Types of Financial Advice Models
Advisors can be compensated in different ways, which may affect how they work with clients. Common models include:
Fee-only
- Clients pay directly for advice, such as hourly fees, flat project fees, or a percentage of assets managed.
- Advisors operating under this model generally do not earn commissions from selling products.
Commission-based
- Advisors earn money from financial products they sell (for example, from certain mutual funds, insurance, or annuities).
- This can create potential conflicts of interest, so clear disclosure and understanding of compensation are important.
Fee-based
- A combination of fees from clients and commissions from products.
Understanding how an advisor is paid can help you evaluate how their incentives align with your needs.
Credentials and Standards
Advisors can hold different professional designations, each with its own training and ethical requirements. Some designations signal specialized knowledge in financial planning, retirement income, tax planning, or investments.
Some advisors are bound by a fiduciary standard, meaning they are obligated to put clients’ interests ahead of their own in certain contexts. Others may operate under a different legal standard that focuses on product suitability. It can be helpful to ask an advisor which standard applies to them and in what situations.
How to Evaluate and Choose the Right Financial Advisor
Choosing an advisor is both a financial and a personal decision. The relationship often works best when there is both technical fit and trust.

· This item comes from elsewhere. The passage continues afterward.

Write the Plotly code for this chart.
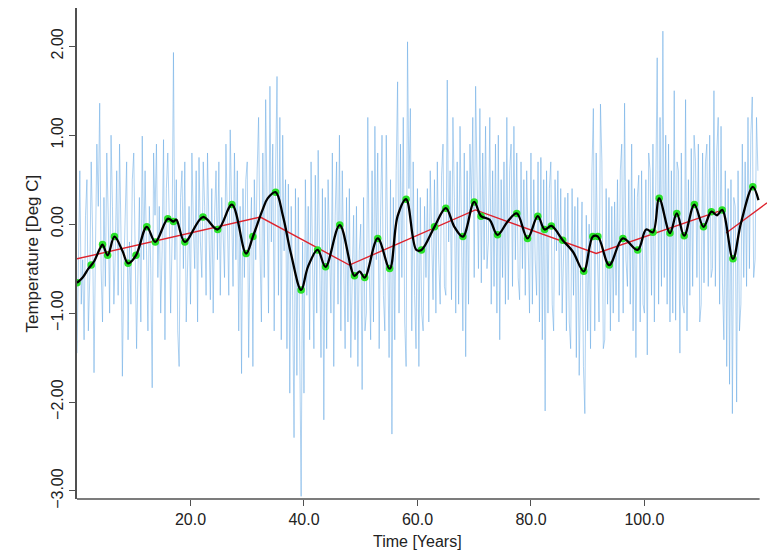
import plotly.graph_objects as go

# ---- data ----
# raw series (4 samples per year, years 0..120)
raw_rows = [
    [-1.45, -0.2, 0.6, -0.9], [-0.4, -1.3, 0.1, 0.5], [-1.2, -0.6, 0.7, -0.1], [-1.67, -0.3, 0.9, 0.2],
    [1.36, -0.5, -1.1, 0.3], [-0.7, 0.8, 0.1, -1.0], [1.0, 0.2, -0.9, -0.3], [0.6, -0.8, 0.9, -0.1],
    [-1.71, -0.5, 0.3, 0.7], [-1.3, -0.2, -0.9, 0.5], [0.8, -0.1, -1.4, -0.5], [0.3, -1.1, 0.99, -0.4],
    [0.6, -0.3, -1.2, 0.2], [-0.5, -1.84, 0.8, 0.1], [0.9, -0.6, 0.2, -1.0], [-0.3, 0.95, -1.3, 0.4],
    [0.8, 0.1, -1.0, -0.2], [1.93, -0.4, 0.5, -1.2], [-1.6, 0.3, 0.6, -0.5], [0.7, -1.1, -0.3, 0.2],
    [-0.9, 0.8, 0.0, -0.5], [0.6, -1.1, 0.75, -0.2], [-0.6, 0.7, 0.2, -0.8], [0.8, -0.3, -0.85, 0.4],
    [-1.0, 0.1, 0.6, -0.4], [0.7, -0.8, 0.3, -0.1], [-0.6, 0.9, 0.1, -0.8], [1.06, 0.3, -0.7, 0.8],
    [-0.4, 0.6, -1.2, 0.2], [-1.68, 0.4, -0.6, 0.5], [0.7, -1.5, -0.2, 0.3], [-1.6, 0.5, -0.4, 0.6],
    [1.2, -0.3, -1.1, 0.8], [-0.6, 1.4, 0.4, -1.0], [1.55, -0.2, 0.9, -1.2], [0.6, 1.66, -0.8, 1.2],
    [-1.3, 1.0, -0.3, 0.5], [-1.4, 0.45, -1.9, 0.2], [-0.8, -2.4, 0.4, -1.7], [0.3, -1.5, -3.06, -0.2],
    [-1.9, 0.5, -0.8, 0.2], [-1.3, 0.7, -0.3, -1.4], [0.55, -1.0, 0.83, -0.6], [-1.5, 0.4, -2.2, 0.3],
    [-1.4, 0.5, -0.2, -1.0], [0.8, -1.6, 0.1, 0.7], [-0.9, 1.0, -1.2, 0.6], [-0.4, -1.4, 0.3, -1.1],
    [0.4, -1.5, -0.6, 0.1], [-1.3, 0.2, -1.6, -0.3], [0.0, -1.86, 0.3, -1.2], [-1.0, 1.2, -0.5, -1.3],
    [0.6, -1.1, 1.1, -0.4], [0.8, -1.4, 0.1, 1.0], [-0.8, -1.2, 1.0, -0.2], [-1.5, 0.5, -2.36, 0.3],
    [-1.3, 0.6, 1.6, -1.0], [0.9, -0.6, 1.2, -1.1], [-1.6, 2.05, 0.4, 1.3], [-1.2, 0.7, -0.8, -1.4],
    [0.4, -1.6, 0.3, -1.0], [-1.2, 0.2, -0.6, 0.4], [-1.1, 0.6, -0.3, -0.85], [0.5, -1.0, 0.7, -0.4],
    [-0.9, 0.55, 0.9, -0.7], [-0.8, 1.62, -0.2, 0.6], [-0.85, 1.2, 0.3, -1.0], [0.7, -0.9, 1.1, -0.4],
    [-1.2, 0.8, -1.49, 0.6], [-0.9, 0.9, 0.2, 1.2], [-0.6, 1.55, 0.5, -0.5], [1.3, -0.66, 0.8, -0.4],
    [1.1, -0.5, -0.2, 1.2], [-0.9, 0.6, -0.7, 0.9], [-1.0, 1.0, -1.3, 0.5], [-0.6, 0.7, -0.9, 1.2],
    [-0.85, 0.6, 0.9, -0.7], [1.1, -0.4, 0.8, -0.6], [-0.85, 0.7, -0.5, 0.5], [-0.8, 0.6, -0.2, -1.0],
    [0.8, -0.9, 0.5, -0.4], [-0.8, 0.7, -1.1, 0.75], [-1.3, 0.5, -2.1, 0.6], [-1.0, 0.4, 0.7, -0.9],
    [-1.2, 0.5, -0.3, 0.6], [-0.8, 0.4, -1.0, -0.2], [0.3, -1.2, 0.35, -1.1], [-1.4, 0.4, -0.8, 0.2],
    [-1.5, 0.3, -1.7, -0.6], [0.25, -1.6, -2.13, 0.1], [-1.2, 0.0, -1.4, 0.6], [1.3, -1.2, 0.8, -0.4],
    [-1.1, 1.35, 0.7, -1.4], [-1.3, 0.4, -0.9, 0.3], [-1.2, 0.2, -1.0, 0.25], [-0.8, 0.5, -1.1, 0.6],
    [0.9, -1.0, 1.36, -0.4], [-0.7, 0.5, -0.9, 0.9], [-1.2, 0.4, -1.5, 0.3], [0.55, -1.1, 0.6, -0.9],
    [-1.0, 0.5, -1.47, 0.8], [0.6, -0.8, 0.9, -1.1], [0.5, 1.87, -0.9, 1.2], [-0.7, 2.17, -0.6, 1.0],
    [-0.9, 0.9, -1.1, 0.6], [-1.0, 1.5, -1.08, 0.7], [0.6, -1.45, 0.8, -0.9], [-1.0, 1.4, -1.2, 0.5],
    [-0.8, 0.85, -0.7, 1.0], [0.7, -0.6, 0.9, -1.1], [-0.9, 0.8, -0.66, 0.7], [0.9, -0.7, 1.0, -0.6],
    [-0.5, 1.5, -0.7, 0.8], [1.2, -0.9, 1.1, -0.66], [-1.3, 0.6, -1.6, 0.4], [-1.8, 0.5, -2.13, 0.3],
    [0.2, -2.0, 0.6, -1.2], [-0.9, 0.9, -0.6, 0.7], [-0.7, 1.2, -0.5, 1.0], [1.43, -0.6, -0.4, 1.2],
    [0.6],
]
raw_values = [v for row in raw_rows for v in row]
raw_years = [i * 0.25 for i in range(len(raw_values))]

# smoothed curve
smooth_years = [0, 1, 2, 3, 4, 4.5, 5.4, 6.6, 8, 9, 10.4, 12.3, 13.8, 16, 17, 17.5, 19, 22.2, 24.8,
                27.3, 29.8, 31, 32.7, 33.6, 35, 36.3, 37.7, 39.5, 40.7, 42.4, 43.8, 46.3, 48.9, 49.8,
                50.7, 53, 55.1, 56.5, 58, 59.8, 60.7, 63, 65, 66.5, 68, 70, 71.2, 72.7, 74.1, 75.9,
                77.5, 79.4, 81.2, 82.4, 83.6, 85.6, 87.4, 89.3, 90.9, 91.8, 93.8, 96.2, 98.8, 100.3,
                101.5, 102.6, 104.5, 105.7, 107, 108.8, 110.4, 111.8, 112.8, 113.7, 115.6, 117, 119.1, 120.1]
smooth_values = [-0.66, -0.6, -0.5, -0.42, -0.28, -0.23, -0.35, -0.14, -0.3, -0.44, -0.35, -0.03, -0.2,
                 0.06, 0.03, 0.05, -0.2, 0.08, -0.06, 0.22, -0.33, -0.14, 0.16, 0.29, 0.36, 0.09, -0.33,
                 -0.74, -0.48, -0.29, -0.48, -0.01, -0.58, -0.53, -0.6, -0.16, -0.5, 0.09, 0.28, -0.29,
                 -0.29, -0.03, 0.18, -0.03, -0.14, 0.25, 0.09, 0.05, -0.12, 0.03, 0.12, -0.16, 0.09,
                 -0.06, -0.02, -0.18, -0.31, -0.53, -0.14, -0.14, -0.46, -0.16, -0.29, -0.06, -0.09,
                 0.29, -0.10, 0.12, -0.13, 0.22, -0.03, 0.14, 0.10, 0.16, -0.39, 0.01, 0.42, 0.27]

# turning points highlighted in green
turn_years = [0, 2.5, 4.5, 5.4, 6.6, 9, 10.4, 12.3, 13.8, 16, 17, 19, 22.2, 24.8, 27.3, 29.8, 31,
              35, 39.5, 42.4, 43.8, 46.3, 48.9, 50.7, 53, 55.1, 58, 60.7, 63, 65, 68, 70, 71.2,
              74.1, 77.5, 79.4, 81.2, 82.4, 83.6, 85.6, 89.3, 90.9, 91.8, 93.8, 96.2, 98.8, 101.5,
              102.6, 104.5, 105.7, 107, 108.8, 110.4, 111.8, 113.7, 115.6, 119.1]
turn_values = [-0.66, -0.46, -0.23, -0.35, -0.14, -0.44, -0.35, -0.03, -0.2, 0.06, 0.03, -0.2, 0.08,
               -0.06, 0.22, -0.33, -0.14, 0.36, -0.74, -0.29, -0.48, -0.01, -0.58, -0.6, -0.16, -0.5,
               0.28, -0.29, -0.03, 0.18, -0.14, 0.25, 0.09, -0.12, 0.12, -0.16, 0.09, -0.06, -0.02,
               -0.18, -0.53, -0.14, -0.14, -0.46, -0.16, -0.29, -0.09, 0.29, -0.10, 0.12, -0.13, 0.22,
               -0.03, 0.14, 0.16, -0.39, 0.42]

# piecewise linear trend (two pieces, with a break near 114)
trend_years_a = [0, 32.3, 48.0, 70.2, 91.5, 113.8]
trend_values_a = [-0.39, 0.08, -0.46, 0.16, -0.33, 0.16]
trend_years_b = [114.4, 121.6]
trend_values_b = [-0.10, 0.24]

x_ticks = [20, 40, 60, 80, 100]
y_ticks = [-3, -2, -1, 0, 1, 2]

FONT = "Liberation Sans, Arial, sans-serif"
AXIS = "#505050"

fig = go.Figure()
fig.add_trace(go.Scatter(x=raw_years, y=raw_values, mode="lines",
                         line=dict(color="rgba(95,165,228,0.72)", width=0.7),
                         hoverinfo="skip", showlegend=False))
fig.add_trace(go.Scatter(x=trend_years_a, y=trend_values_a, mode="lines",
                         line=dict(color="rgb(222,35,45)", width=1.4), showlegend=False))
fig.add_trace(go.Scatter(x=trend_years_b, y=trend_values_b, mode="lines",
                         line=dict(color="rgb(222,35,45)", width=1.4), showlegend=False))
fig.add_trace(go.Scatter(x=turn_years, y=turn_values, mode="markers",
                         marker=dict(color="rgb(40,225,40)", size=7.5), showlegend=False))
fig.add_trace(go.Scatter(x=smooth_years, y=smooth_values, mode="lines",
                         line=dict(color="black", width=2.3, shape="spline", smoothing=1.0),
                         showlegend=False))

fig.update_layout(
    width=767, height=551,
    margin=dict(l=77, r=0, t=8, b=52),
    paper_bgcolor="white", plot_bgcolor="white",
    font=dict(family=FONT, size=16, color="#222"),
    showlegend=False,
    xaxis=dict(range=[0, 121.6], showline=False, showgrid=False, zeroline=False,
               tickmode="array", tickvals=x_ticks, tickformat=".1f",
               ticks="outside", ticklen=6, tickwidth=1.3, tickcolor=AXIS,
               tickfont=dict(family=FONT, size=16, color="#222")),
    yaxis=dict(range=[-3.09, 2.43], showline=True, linecolor=AXIS, linewidth=1.6,
               showgrid=False, zeroline=False,
               tickmode="array", tickvals=y_ticks, tickformat=".2f", tickangle=-90,
               ticks="outside", ticklen=6, tickwidth=1.3, tickcolor=AXIS,
               tickfont=dict(family=FONT, size=16, color="#222")),
    shapes=[dict(type="line", xref="x", yref="paper", x0=0, x1=120.3, y0=0, y1=0,
                 line=dict(color=AXIS, width=1.6))],
    annotations=[
        dict(text="Time [Years]", xref="paper", yref="paper", x=0.494, y=0,
             xanchor="center", yanchor="middle", yshift=-42, showarrow=False,
             font=dict(family=FONT, size=16, color="#222")),
        dict(text="Temperature [Deg C]", xref="paper", yref="paper", x=0, y=0.5,
             xanchor="center", yanchor="middle", xshift=-45, textangle=-90, showarrow=False,
             font=dict(family=FONT, size=17, color="#222")),
    ],
)

fig.write_html("out.html")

Questions to Ask a Potential Advisor
Here are some core questions many people use when interviewing prospective advisors:
What services do you provide?
- Investment management only?
- Comprehensive financial planning (retirement, taxes, insurance, estate planning, etc.)?
How are you compensated?
- Fee-only, commission-based, or fee-based?
- Are there any additional costs I should be aware of, such as mutual fund expenses or account fees?

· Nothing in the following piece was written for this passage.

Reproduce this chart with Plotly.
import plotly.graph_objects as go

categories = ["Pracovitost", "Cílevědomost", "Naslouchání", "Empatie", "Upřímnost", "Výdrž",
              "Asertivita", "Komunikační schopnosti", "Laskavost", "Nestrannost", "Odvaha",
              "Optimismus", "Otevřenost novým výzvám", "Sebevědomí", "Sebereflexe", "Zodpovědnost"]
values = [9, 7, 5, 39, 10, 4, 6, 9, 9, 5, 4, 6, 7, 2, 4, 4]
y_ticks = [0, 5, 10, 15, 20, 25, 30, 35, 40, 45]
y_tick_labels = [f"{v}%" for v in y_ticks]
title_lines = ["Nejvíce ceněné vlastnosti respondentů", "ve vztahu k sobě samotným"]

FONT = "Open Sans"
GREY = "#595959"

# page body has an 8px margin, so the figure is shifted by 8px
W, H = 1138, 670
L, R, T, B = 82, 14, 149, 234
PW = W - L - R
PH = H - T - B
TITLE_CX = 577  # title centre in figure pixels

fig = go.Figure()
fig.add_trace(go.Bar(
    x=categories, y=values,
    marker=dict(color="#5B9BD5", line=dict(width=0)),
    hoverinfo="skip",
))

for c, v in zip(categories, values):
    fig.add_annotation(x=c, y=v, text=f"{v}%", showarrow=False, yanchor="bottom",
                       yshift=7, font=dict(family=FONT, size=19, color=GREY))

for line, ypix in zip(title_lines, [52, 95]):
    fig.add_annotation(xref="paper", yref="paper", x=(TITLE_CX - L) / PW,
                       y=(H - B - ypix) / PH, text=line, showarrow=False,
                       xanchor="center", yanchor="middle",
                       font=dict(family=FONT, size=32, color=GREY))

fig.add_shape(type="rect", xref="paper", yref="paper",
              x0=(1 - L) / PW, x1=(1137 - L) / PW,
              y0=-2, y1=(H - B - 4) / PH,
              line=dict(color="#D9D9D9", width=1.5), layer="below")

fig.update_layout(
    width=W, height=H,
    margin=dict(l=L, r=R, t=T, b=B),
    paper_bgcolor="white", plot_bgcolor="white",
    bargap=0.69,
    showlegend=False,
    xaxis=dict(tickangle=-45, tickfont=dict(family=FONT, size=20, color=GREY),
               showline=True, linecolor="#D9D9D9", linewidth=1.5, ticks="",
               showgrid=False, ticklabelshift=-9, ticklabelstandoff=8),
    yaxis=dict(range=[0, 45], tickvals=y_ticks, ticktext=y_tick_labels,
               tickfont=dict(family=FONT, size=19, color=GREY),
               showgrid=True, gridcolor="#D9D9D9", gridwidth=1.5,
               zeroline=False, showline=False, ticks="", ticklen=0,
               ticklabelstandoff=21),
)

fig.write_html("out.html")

What type of clients do you typically work with?
- Certain income levels, professions, life stages, or specific needs (e.g., retirees, business owners)?
What qualifications or designations do you hold?
- How do you maintain your knowledge over time?
What is your investment philosophy?
- How do you think about risk, diversification, and long-term strategy?
- How do you choose mutual funds or other investments for clients?
How will we communicate?
- How often will we meet or review the plan?
- Do you provide written plans or summaries?
Are you held to a fiduciary standard at all times?
- If not, when does it apply and when does it not?
The answers to these questions can help you compare advisors and understand whether their approach matches your preferences.
Red Flags to Watch For
While many advisors are dedicated professionals, some signals may merit caution:
- Pressure to act quickly or reluctance to let you think through decisions
- Lack of clarity about fees or compensation
- Heavy emphasis on complex, hard-to-understand products without clear explanation of why they fit your situation
- Promises or implications of guaranteed high returns from market-based investments
A good advisor typically welcomes questions, encourages understanding, and respects your pace.
Practical Tips for Everyday Investment Planning
To tie everything together, here are some simple, actionable ideas many investors find helpful when planning.
🌟 Quick Investment Planning Checklist
- ✅ Clarify your goals: short-term vs. long-term, flexible vs. essential
- ✅ Know your risk comfort: emotionally and financially
- ✅ Build a cushion: maintain an emergency fund separate from long-term investments
- ✅ Use tax-advantaged accounts where appropriate for retirement savings
- ✅ Choose mutual funds and other investments that align with your goals and risk profile
- ✅ Watch costs and fees, including mutual fund expenses and advisory fees
- ✅ Diversify across asset types and within each category
- ✅ Revisit your plan periodically and adjust as your life changes
- ✅ Consider professional advice if your situation feels complex or overwhelming
At-a-Glance Guide: Mutual Funds, Retirement, and Advisors
Below is a simple table summarizing key concepts discussed in this guide:
| Topic | What It Is | Why It Matters | What to Consider |
|---|---|---|---|
| Mutual Funds | Pooled investment vehicles holding diversified portfolios of stocks, bonds, or other assets | Provide accessible diversification and professional management | Fund objective, risk level, fees, fit with your goals |
| Retirement Planning | Long-term strategy to fund your living expenses after full-time work | Helps sustain your lifestyle and manage longevity and inflation risks | Desired retirement age, lifestyle, savings rate, investment mix |
| Risk Tolerance | Your comfort level with ups and downs in investment value | Guides how much volatility you can realistically accept | Emotional reactions to losses, time horizon, financial stability |
| Asset Allocation | The mix of stocks, bonds, cash, and other assets in your portfolio | Strongly influences long-term return and volatility patterns | Age, risk tolerance, goals, need for growth vs. stability |
| Financial Advisor | A professional who helps with investment and financial planning | Can provide structure, expertise, and accountability | Services offered, compensation model, investment philosophy, communication style |
Bringing It All Together
Planning your investments does not require predicting markets or mastering every technical detail. It revolves around a few core ideas:
- Start with your life, not the markets: Your goals, values, and timeframes are the anchor.
- Use tools that match your needs: Mutual funds and other vehicles can be combined to support growth, income, and stability in a way that fits your risk profile.
- Think in systems, not single moves: A retirement plan, for example, is about consistent saving, thoughtful asset allocation, and periodic adjustment, not one “perfect” investment pick.
- Seek clarity and transparency: Whether you invest on your own or work with a financial advisor, understanding how decisions are made and what things cost is essential.
Over time, the combination of clear goals, disciplined saving, thoughtful use of mutual funds and other investments, and, when needed, professional guidance can help create a financial plan that supports the retirement and life you envision.
You do not need to solve everything at once. Even small, consistent steps—like clarifying your goals, learning how a single mutual fund works, or interviewing one advisor—can build momentum. With each step, your investment plan becomes less abstract and more like a practical roadmap you can follow and refine as your life unfolds.